Source data:
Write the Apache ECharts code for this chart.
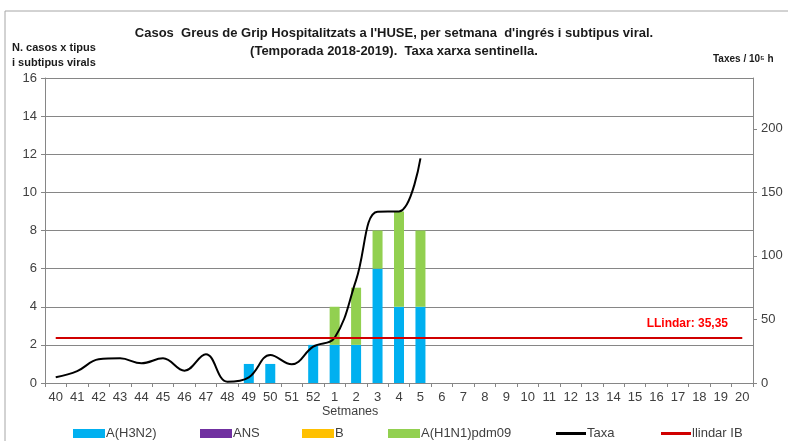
<!DOCTYPE html>
<html>
<head>
<meta charset="utf-8">
<script src="https://cdn.jsdelivr.net/npm/echarts@6/dist/echarts.min.js"></script>
<style>
  html, body { margin: 0; padding: 0; background: #fff; }
  #chart { width: 788px; height: 441px; }
</style>
</head>
<body>
<div id="chart"></div>
<script>
// setmanes de la temporada 2018-2019
var weeks = ['40', '41', '42', '43', '44', '45', '46', '47', '48', '49', '50', '51', '52',
  '1', '2', '3', '4', '5', '6', '7', '8', '9', '10', '11', '12', '13', '14', '15', '16', '17', '18', '19', '20'];

// casos per subtipus (setmanes 40 -> 5)
var h3n2 = [0, 0, 0, 0, 0, 0, 0, 0, 0, 1, 1, 0, 2, 2, 2, 6, 4, 4];
var ans = [0, 0, 0, 0, 0, 0, 0, 0, 0, 0, 0, 0, 0, 0, 0, 0, 0, 0];
var typeB = [0, 0, 0, 0, 0, 0, 0, 0, 0, 0, 0, 0, 0, 0, 0, 0, 0, 0];
var h1n1 = [0, 0, 0, 0, 0, 0, 0, 0, 0, 0, 0, 0, 0, 2, 3, 2, 5, 4];

// taxa xarxa sentinella
var taxa = [4.5, 9.4, 18.6, 19.4, 15.5, 19.4, 9.7, 22.6, 1, 4.5, 22, 14.7, 28.6, 35.6, 81, 134.8, 135, 176.8];
var llindar = 35.35;

var leftTicks = [0, 2, 4, 6, 8, 10, 12, 14, 16];
var rightTicks = [0, 50, 100, 150, 200];

(function() {
    var myChart = echarts.init(document.getElementById('chart'));

    var font = 'Liberation Sans, Arial, sans-serif';
    var llindarLine = weeks.map(function() { return llindar; });
    var labelIdx = 30;

    function legendAt(name, left, isLine) {
        return {
            data: [name],
            left: left,
            top: 422,
            icon: 'rect',
            itemWidth: isLine ? 30 : 32,
            itemHeight: isLine ? 3 : 9,
            itemGap: 0,
            textStyle: { fontFamily: font, fontSize: 13, color: '#404040', padding: [0, 0, 0, -4] },
            selectedMode: false
        };
    }

    var option = {
        animation: false,
        backgroundColor: '#fff',
        grid: { left: 45, right: 35, top: 78, bottom: 58 },
        legend: [
            legendAt('A(H3N2)', 68),
            legendAt('ANS', 195),
            legendAt('B', 297),
            legendAt('A(H1N1)pdm09', 383),
            legendAt('Taxa', 551, true),
            legendAt('llindar IB', 656, true)
        ],
        graphic: [
            { type: 'rect', shape: { x: 5, y: 11, width: 900, height: 500 }, style: { fill: 'none', stroke: '#a6a6a6', lineWidth: 1 }, silent: true },
            { type: 'text', left: 'center', top: 24, style: {
                text: "Casos  Greus de Grip Hospitalitzats a l'HUSE, per setmana  d'ingrés i subtipus viral.\n(Temporada 2018-2019).  Taxa xarxa sentinella.",
                font: 'bold 13px ' + font, fill: '#1a1a1a', textAlign: 'center', lineHeight: 18 }, x: 425 },
            { type: 'text', x: 12, y: 40, style: {
                text: 'N. casos x tipus\ni subtipus virals', font: 'bold 11px ' + font, fill: '#1a1a1a', lineHeight: 15 } },
            { type: 'text', x: 713, y: 54, style: {
                text: 'Taxes / 10\u2075 h', font: 'bold 10px ' + font, fill: '#1a1a1a' } },
            { type: 'text', x: 322, y: 405, style: {
                text: 'Setmanes', font: '12.5px ' + font, fill: '#404040' } }
        ],
        xAxis: {
            type: 'category',
            data: weeks,
            axisLine: { lineStyle: { color: '#868686' } },
            axisTick: { show: true, length: 4, lineStyle: { color: '#868686' } },
            axisLabel: { fontFamily: font, fontSize: 13, color: '#404040', margin: 8, interval: 0 }
        },
        yAxis: [
            {
                type: 'value',
                min: 0, max: 16, interval: 2,
                axisLine: { show: true, lineStyle: { color: '#868686' } },
                axisTick: { show: true, length: 4, lineStyle: { color: '#868686' } },
                splitLine: { lineStyle: { color: '#868686' } },
                axisLabel: { fontFamily: font, fontSize: 13, color: '#404040', margin: 8 }
            },
            {
                type: 'value',
                min: 0, max: 240, interval: 50,
                axisLine: { show: true, lineStyle: { color: '#868686' } },
                axisTick: { show: true, length: 4, lineStyle: { color: '#868686' } },
                splitLine: { show: false },
                axisLabel: {
                    fontFamily: font, fontSize: 13, color: '#404040', margin: 8,
                    showMaxLabel: false,
                    formatter: function(v) { return rightTicks.indexOf(v) >= 0 ? v : ''; }
                }
            }
        ],
        series: [
            { name: 'A(H3N2)', type: 'bar', stack: 'casos', data: h3n2, barWidth: 10, itemStyle: { color: '#00b0f0' } },
            { name: 'ANS', type: 'bar', stack: 'casos', data: ans, barWidth: 10, itemStyle: { color: '#7030a0' } },
            { name: 'B', type: 'bar', stack: 'casos', data: typeB, barWidth: 10, itemStyle: { color: '#ffc000' } },
            { name: 'A(H1N1)pdm09', type: 'bar', stack: 'casos', data: h1n1, barWidth: 10, itemStyle: { color: '#92d050' } },
            {
                name: 'Taxa', type: 'line', yAxisIndex: 1, data: taxa, smooth: 0.4,
                showSymbol: false, itemStyle: { color: '#000' }, lineStyle: { color: '#000', width: 2 }
            },
            {
                name: 'llindar IB', type: 'line', yAxisIndex: 1, showSymbol: false,
                itemStyle: { color: '#d00000' }, lineStyle: { color: '#d00000', width: 2 },
                data: llindarLine,
                markPoint: {
                    symbol: 'circle', symbolSize: 0,
                    data: [{ coord: [labelIdx, llindar] }],
                    label: {
                        show: true, position: 'top', offset: [-12, -3],
                        formatter: 'LLindar: 35,35',
                        fontFamily: font, fontWeight: 'bold', fontSize: 12, color: '#ff0000'
                    }
                }
            }
        ]
    };

    myChart.setOption(option);
})();
</script>
</body>
</html>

Directions for this task:
Repeat the data exactly, excluding the pictures.

The response:
Write the Apache ECharts code for this chart.
<!DOCTYPE html>
<html>
<head>
<meta charset="utf-8">
<script src="https://cdn.jsdelivr.net/npm/echarts@6/dist/echarts.min.js"></script>
<style>
  html, body { margin: 0; padding: 0; background: #fff; }
  #chart { width: 788px; height: 441px; }
</style>
</head>
<body>
<div id="chart"></div>
<script>
// setmanes de la temporada 2018-2019
var weeks = ['40', '41', '42', '43', '44', '45', '46', '47', '48', '49', '50', '51', '52',
  '1', '2', '3', '4', '5', '6', '7', '8', '9', '10', '11', '12', '13', '14', '15', '16', '17', '18', '19', '20'];

// casos per subtipus (setmanes 40 -> 5)
var h3n2 = [0, 0, 0, 0, 0, 0, 0, 0, 0, 1, 1, 0, 2, 2, 2, 6, 4, 4];
var ans = [0, 0, 0, 0, 0, 0, 0, 0, 0, 0, 0, 0, 0, 0, 0, 0, 0, 0];
var typeB = [0, 0, 0, 0, 0, 0, 0, 0, 0, 0, 0, 0, 0, 0, 0, 0, 0, 0];
var h1n1 = [0, 0, 0, 0, 0, 0, 0, 0, 0, 0, 0, 0, 0, 2, 3, 2, 5, 4];

// taxa xarxa sentinella
var taxa = [4.5, 9.4, 18.6, 19.4, 15.5, 19.4, 9.7, 22.6, 1, 4.5, 22, 14.7, 28.6, 35.6, 81, 134.8, 135, 176.8];
var llindar = 35.35;

var leftTicks = [0, 2, 4, 6, 8, 10, 12, 14, 16];
var rightTicks = [0, 50, 100, 150, 200];

(function() {
    var myChart = echarts.init(document.getElementById('chart'));

    var font = 'Liberation Sans, Arial, sans-serif';
    var llindarLine = weeks.map(function() { return llindar; });
    var labelIdx = 30;

    function legendAt(name, left, isLine) {
        return {
            data: [name],
            left: left,
            top: 422,
            icon: 'rect',
            itemWidth: isLine ? 30 : 32,
            itemHeight: isLine ? 3 : 9,
            itemGap: 0,
            textStyle: { fontFamily: font, fontSize: 13, color: '#404040', padding: [0, 0, 0, -4] },
            selectedMode: false
        };
    }

    var option = {
        animation: false,
        backgroundColor: '#fff',
        grid: { left: 45, right: 35, top: 78, bottom: 58 },
        legend: [
            legendAt('A(H3N2)', 68),
            legendAt('ANS', 195),
            legendAt('B', 297),
            legendAt('A(H1N1)pdm09', 383),
            legendAt('Taxa', 551, true),
            legendAt('llindar IB', 656, true)
        ],
        graphic: [
            { type: 'rect', shape: { x: 5, y: 11, width: 900, height: 500 }, style: { fill: 'none', stroke: '#a6a6a6', lineWidth: 1 }, silent: true },
            { type: 'text', left: 'center', top: 24, style: {
                text: "Casos  Greus de Grip Hospitalitzats a l'HUSE, per setmana  d'ingrés i subtipus viral.\n(Temporada 2018-2019).  Taxa xarxa sentinella.",
                font: 'bold 13px ' + font, fill: '#1a1a1a', textAlign: 'center', lineHeight: 18 }, x: 425 },
            { type: 'text', x: 12, y: 40, style: {
                text: 'N. casos x tipus\ni subtipus virals', font: 'bold 11px ' + font, fill: '#1a1a1a', lineHeight: 15 } },
            { type: 'text', x: 713, y: 54, style: {
                text: 'Taxes / 10\u2075 h', font: 'bold 10px ' + font, fill: '#1a1a1a' } },
            { type: 'text', x: 322, y: 405, style: {
                text: 'Setmanes', font: '12.5px ' + font, fill: '#404040' } }
        ],
        xAxis: {
            type: 'category',
            data: weeks,
            axisLine: { lineStyle: { color: '#868686' } },
            axisTick: { show: true, length: 4, lineStyle: { color: '#868686' } },
            axisLabel: { fontFamily: font, fontSize: 13, color: '#404040', margin: 8, interval: 0 }
        },
        yAxis: [
            {
                type: 'value',
                min: 0, max: 16, interval: 2,
                axisLine: { show: true, lineStyle: { color: '#868686' } },
                axisTick: { show: true, length: 4, lineStyle: { color: '#868686' } },
                splitLine: { lineStyle: { color: '#868686' } },
                axisLabel: { fontFamily: font, fontSize: 13, color: '#404040', margin: 8 }
            },
            {
                type: 'value',
                min: 0, max: 240, interval: 50,
                axisLine: { show: true, lineStyle: { color: '#868686' } },
                axisTick: { show: true, length: 4, lineStyle: { color: '#868686' } },
                splitLine: { show: false },
                axisLabel: {
                    fontFamily: font, fontSize: 13, color: '#404040', margin: 8,
                    showMaxLabel: false,
                    formatter: function(v) { return rightTicks.indexOf(v) >= 0 ? v : ''; }
                }
            }
        ],
        series: [
            { name: 'A(H3N2)', type: 'bar', stack: 'casos', data: h3n2, barWidth: 10, itemStyle: { color: '#00b0f0' } },
            { name: 'ANS', type: 'bar', stack: 'casos', data: ans, barWidth: 10, itemStyle: { color: '#7030a0' } },
            { name: 'B', type: 'bar', stack: 'casos', data: typeB, barWidth: 10, itemStyle: { color: '#ffc000' } },
            { name: 'A(H1N1)pdm09', type: 'bar', stack: 'casos', data: h1n1, barWidth: 10, itemStyle: { color: '#92d050' } },
            {
                name: 'Taxa', type: 'line', yAxisIndex: 1, data: taxa, smooth: 0.4,
                showSymbol: false, itemStyle: { color: '#000' }, lineStyle: { color: '#000', width: 2 }
            },
            {
                name: 'llindar IB', type: 'line', yAxisIndex: 1, showSymbol: false,
                itemStyle: { color: '#d00000' }, lineStyle: { color: '#d00000', width: 2 },
                data: llindarLine,
                markPoint: {
                    symbol: 'circle', symbolSize: 0,
                    data: [{ coord: [labelIdx, llindar] }],
                    label: {
                        show: true, position: 'top', offset: [-12, -3],
                        formatter: 'LLindar: 35,35',
                        fontFamily: font, fontWeight: 'bold', fontSize: 12, color: '#ff0000'
                    }
                }
            }
        ]
    };

    myChart.setOption(option);
})();
</script>
</body>
</html>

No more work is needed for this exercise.